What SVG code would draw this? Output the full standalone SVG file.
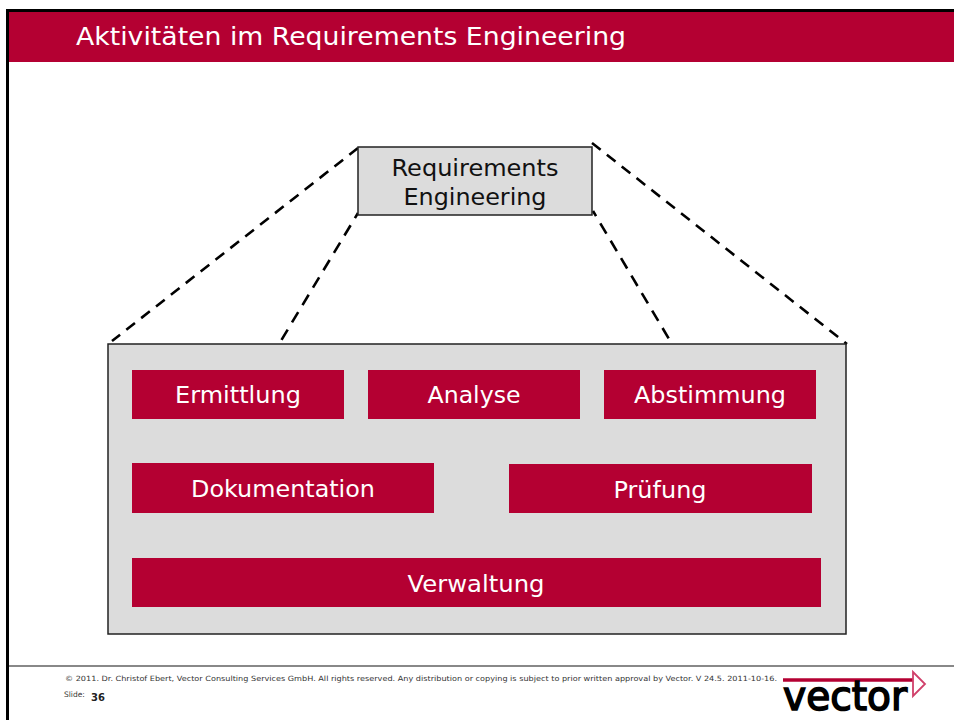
<svg xmlns="http://www.w3.org/2000/svg" width="954" height="720" viewBox="0 0 954 720">
<style>
text{font-family:"DejaVu Sans",Verdana,sans-serif}
.w{fill:#fff;font-size:23.5px;text-anchor:middle}
.r{fill:#b40032}
.d{fill:none;stroke:#000;stroke-width:2.6;stroke-dasharray:11 7.9}
.e{stroke-dasharray:12 8.3;stroke-dashoffset:6}
.g{fill:#dcdcdc;stroke:#222;stroke-width:1.5}
</style>
<rect width="954" height="720" fill="#fff"/>
<g id="frame"><path d="M7.5 720V10.5H954" fill="none" stroke="#000" stroke-width="3"/></g>
<g id="header"><rect x="9" y="12" width="945" height="50" class="r"/><text x="76" y="45" fill="#fff" font-size="24.5" textLength="550" lengthAdjust="spacingAndGlyphs">Aktivitäten im Requirements Engineering</text></g>
<g id="connectors">
<line class="d" x1="358" y1="148" x2="112" y2="341"/>
<line class="d e" x1="358" y1="213" x2="279" y2="344"/>
<line class="d" x1="592" y1="143" x2="847" y2="344"/>
<line class="d e" x1="593" y1="211" x2="672" y2="344"/>
</g>
<g id="requirements-engineering"><rect x="358" y="147" width="234" height="68" class="g"/><text x="475" y="176" font-size="23.5" text-anchor="middle" fill="#111" textLength="167" lengthAdjust="spacingAndGlyphs">Requirements</text><text x="475" y="205" font-size="23.5" text-anchor="middle" fill="#111" textLength="143" lengthAdjust="spacingAndGlyphs">Engineering</text></g>
<g id="container"><rect x="108" y="344" width="738" height="290" class="g"/></g>
<g id="ermittlung"><rect x="132" y="370" width="212" height="49" class="r"/><text x="238" y="403" class="w" textLength="126" lengthAdjust="spacingAndGlyphs">Ermittlung</text></g>
<g id="analyse"><rect x="368" y="370" width="212" height="49" class="r"/><text x="474" y="403" class="w" textLength="93" lengthAdjust="spacingAndGlyphs">Analyse</text></g>
<g id="abstimmung"><rect x="604" y="370" width="212" height="49" class="r"/><text x="710" y="403" class="w" textLength="152" lengthAdjust="spacingAndGlyphs">Abstimmung</text></g>
<g id="dokumentation"><rect x="132" y="463" width="302" height="50" class="r"/><text x="283" y="497" class="w" textLength="184" lengthAdjust="spacingAndGlyphs">Dokumentation</text></g>
<g id="pruefung"><rect x="509" y="464" width="303" height="49" class="r"/><text x="660" y="498" class="w" textLength="93" lengthAdjust="spacingAndGlyphs">Prüfung</text></g>
<g id="verwaltung"><rect x="132" y="558" width="689" height="49" class="r"/><text x="476" y="592" class="w" textLength="137" lengthAdjust="spacingAndGlyphs">Verwaltung</text></g>
<g id="footer">
<line x1="9" y1="666" x2="954" y2="666" stroke="#888" stroke-width="2"/>
<text x="65" y="681" font-size="7.2" fill="#333" textLength="712" lengthAdjust="spacingAndGlyphs">© 2011. Dr. Christof Ebert, Vector Consulting Services GmbH. All rights reserved. Any distribution or copying is subject to prior written approval by Vector. V 24.5. 2011-10-16.</text>
<text x="64" y="697" font-size="7.5" fill="#333">Slide:</text>
<text x="91" y="701" font-size="10" font-weight="bold" fill="#222">36</text>
</g>
<g id="logo">
<line x1="783" y1="680" x2="914" y2="680" stroke="#b40032" stroke-width="3.5"/>
<path d="M913 672L925 684L913 696Z" fill="#fff" stroke="#d0406a" stroke-width="1.8"/>
<text x="783" y="710" font-size="40" fill="#000" stroke="#000" stroke-width="1.6" textLength="124" lengthAdjust="spacingAndGlyphs">vector</text>
</g>
</svg>
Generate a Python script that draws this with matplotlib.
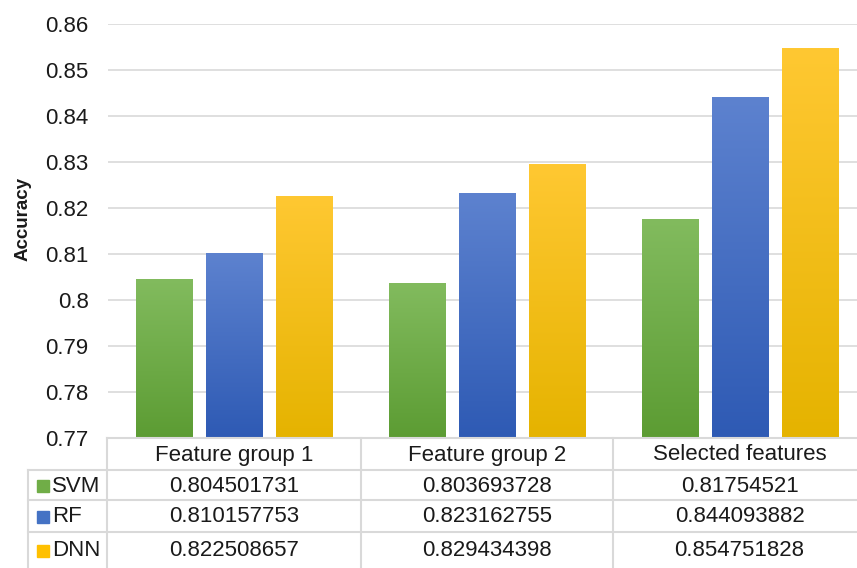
import numpy as np
import matplotlib
matplotlib.use("Agg")
import matplotlib.pyplot as plt
from matplotlib.lines import Line2D
from matplotlib.patches import Rectangle
from matplotlib.colors import LinearSegmentedColormap

categories = ["Feature group 1", "Feature group 2", "Selected features"]
series_names = ["SVM", "RF", "DNN"]
svm = [0.804501731, 0.803693728, 0.81754521]
rf = [0.810157753, 0.823162755, 0.844093882]
dnn = [0.822508657, 0.829434398, 0.854751828]
series_values = [svm, rf, dnn]
value_labels = [["0.804501731", "0.803693728", "0.81754521"],
                ["0.810157753", "0.823162755", "0.844093882"],
                ["0.822508657", "0.829434398", "0.854751828"]]
yticks = [0.77, 0.78, 0.79, 0.80, 0.81, 0.82, 0.83, 0.84, 0.85, 0.86]
ytick_labels = ["0.77", "0.78", "0.79", "0.8", "0.81", "0.82", "0.83", "0.84", "0.85", "0.86"]

# (top colour, bottom colour) for each series gradient
gradients = [("#82bb5e", "#5c9c33"), ("#5d82cf", "#2e5ab4"), ("#ffc832", "#e5b300")]
key_colors = ["#70ad47", "#4472c4", "#ffc000"]
text_c = "#1a1a1a"

W, H = 857, 568
plt.rcParams["font.family"] = ["Liberation Sans", "DejaVu Sans"]
fig = plt.figure(figsize=(W / 100, H / 100), dpi=100)

def fx(px):
    return px / W

def fy(py):
    return 1 - py / H

# plot area runs slightly past the right edge of the canvas
ax_left, ax_right, ax_top, ax_bot = 108, 866, 24, 438
ax = fig.add_axes([fx(ax_left), fy(ax_bot), fx(ax_right - ax_left), (ax_bot - ax_top) / H])
for s in ax.spines.values():
    s.set_visible(False)
ax.set_xticks([])
ax.set_yticks(yticks)
ax.set_yticklabels(ytick_labels, fontsize=16, color=text_c)
ax.tick_params(axis="y", length=0, pad=14)
for t in yticks:
    ax.axhline(t, color="#d9d9d9", lw=1.2, zorder=0)

bar_w = 0.222
offsets = [-0.277, 0.0, 0.277]
grad = np.linspace(0, 1, 256).reshape(-1, 1)
for si, vals in enumerate(series_values):
    cmap = LinearSegmentedColormap.from_list("g%d" % si, [gradients[si][1], gradients[si][0]])
    for ci, v in enumerate(vals):
        xc = ci + 0.5 + offsets[si]
        ax.imshow(grad, cmap=cmap, origin="lower", aspect="auto",
                  extent=[xc - bar_w / 2, xc + bar_w / 2, 0.77, v], zorder=2)
ax.set_xlim(0, 3)
ax.set_ylim(0.77, 0.86)

fig.text(fx(23), fy(219), "Accuracy", rotation=90, ha="center", va="center",
         fontsize=13.5, fontweight="bold", color=text_c)

# data table below the plot area
grid_c = "#d9d9d9"
col_x = [28, 107, 361, 613, 866]
row_y = [438, 470, 500, 532, 568]

def hline(y, x0, x1):
    fig.add_artist(Line2D([fx(x0), fx(x1)], [fy(y), fy(y)], color=grid_c, lw=1.5))

def vline(x, y0, y1):
    fig.add_artist(Line2D([fx(x), fx(x)], [fy(y0), fy(y1)], color=grid_c, lw=1.5))

hline(438, 107, 866)
for y in row_y[1:4]:
    hline(y, 28, 866)
vline(28, 470, 568)
for x in col_x[1:4]:
    vline(x, 438, 568)

for ci, cat in enumerate(categories):
    xc = (col_x[ci + 1] + col_x[ci + 2]) / 2
    fig.text(fx(xc), fy((row_y[0] + row_y[1]) / 2 + 1), cat, ha="center", va="center",
             fontsize=16, color=text_c)

for si, name in enumerate(series_names):
    yc = (row_y[si + 1] + row_y[si + 2]) / 2 + 1
    fig.add_artist(Rectangle((fx(37), fy(yc + 6)), fx(12), 12 / H, color=key_colors[si]))
    fig.text(fx(52), fy(yc), name, ha="left", va="center", fontsize=16, color=text_c)
    for ci in range(3):
        xc = (col_x[ci + 1] + col_x[ci + 2]) / 2
        fig.text(fx(xc), fy(yc), value_labels[si][ci], ha="center", va="center",
                 fontsize=16, color=text_c)

fig.savefig("out.png", dpi=100)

· · · · ·

*Challenge*:
With the pictures removed from your copy, retype the lines above from the one that contains "Generate a Python" through the one that contains "from matplotlib.colors import", exactly.

*Written response*:
Generate a Python script that draws this with matplotlib.
import numpy as np
import matplotlib
matplotlib.use("Agg")
import matplotlib.pyplot as plt
from matplotlib.lines import Line2D
from matplotlib.patches import Rectangle
from matplotlib.colors import LinearSegmentedColormap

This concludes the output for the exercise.